A good old start would be to update your location. Perhaps there is one of us in your area that would be willing to get together with you to help you resolve these problems you are having.

It it sounds to me that you are running really rich on the idle circuit. That is usually a simple adjustment of the mixture screws. If you would answer some of the important questions that have been asked we can help you get that machine running perfect.
 
You should stop asking questions if you are not going to listen to the answers. You have been given expert advise and have done none of it to fix your issues.
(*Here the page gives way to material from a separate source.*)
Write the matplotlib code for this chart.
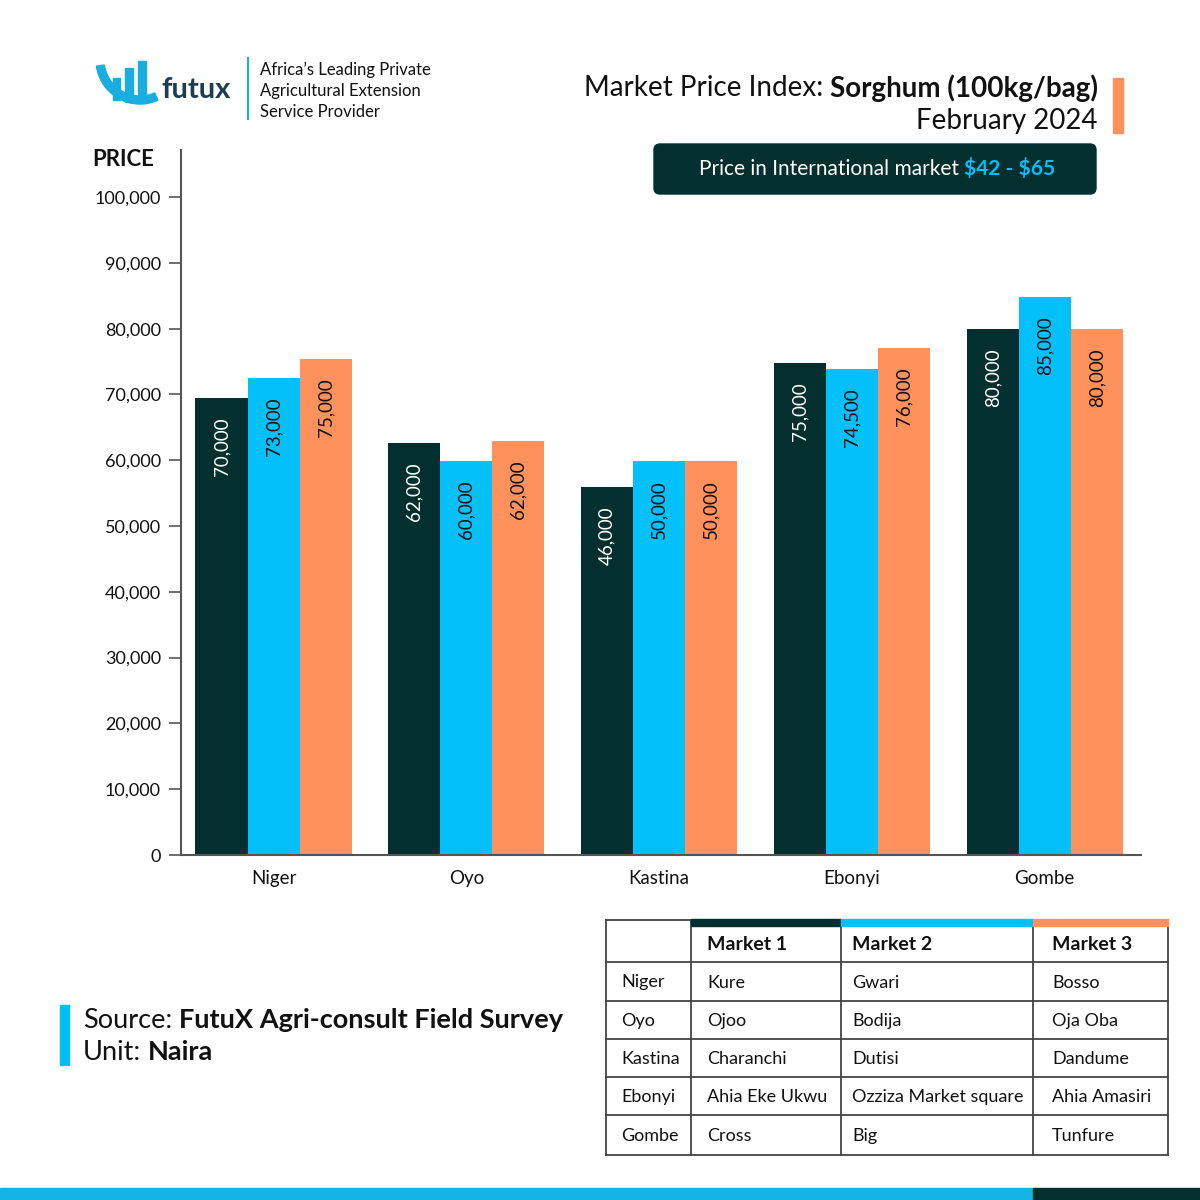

Very comical, very true. He probably knows more about these old bikes than the rest of us put together.
 
In no offense, I've been trying to follow the expert responses but everytime I'm about to do something you guys have recommended, something else comes up, hence the random updates and questions. I can't exactly follow through with your recommendations if something else comes up.

A poster said do a "sanity" check and check over the electrical system, as I was about to do that, instead I found that red tagged cable, I mentioned early, going to the right side of the engine from the battery terminal, which I was assuming a starter if not neutral switch. After repairing that wiring issue the bike is now able to start through the button again and displays neutral.

Now i can check the mixture screw.

So I do apologize if I haven't gone with everything you guys have noted but I had other issues in the way.
When the carbs were apart the jets were knicked up on the outside so I couldn't get the numbers, looks like they compensated with larger jets by way too many steps.
 
Yes, you need a functioning electrical system . But until you open up those carbs to know what PO did, you are flying blind regarding the stalling and black plug issues. Running with pods can be tricky, cheap pods are probably useless - many are forced to get a dynojet kit to get a decent midrange.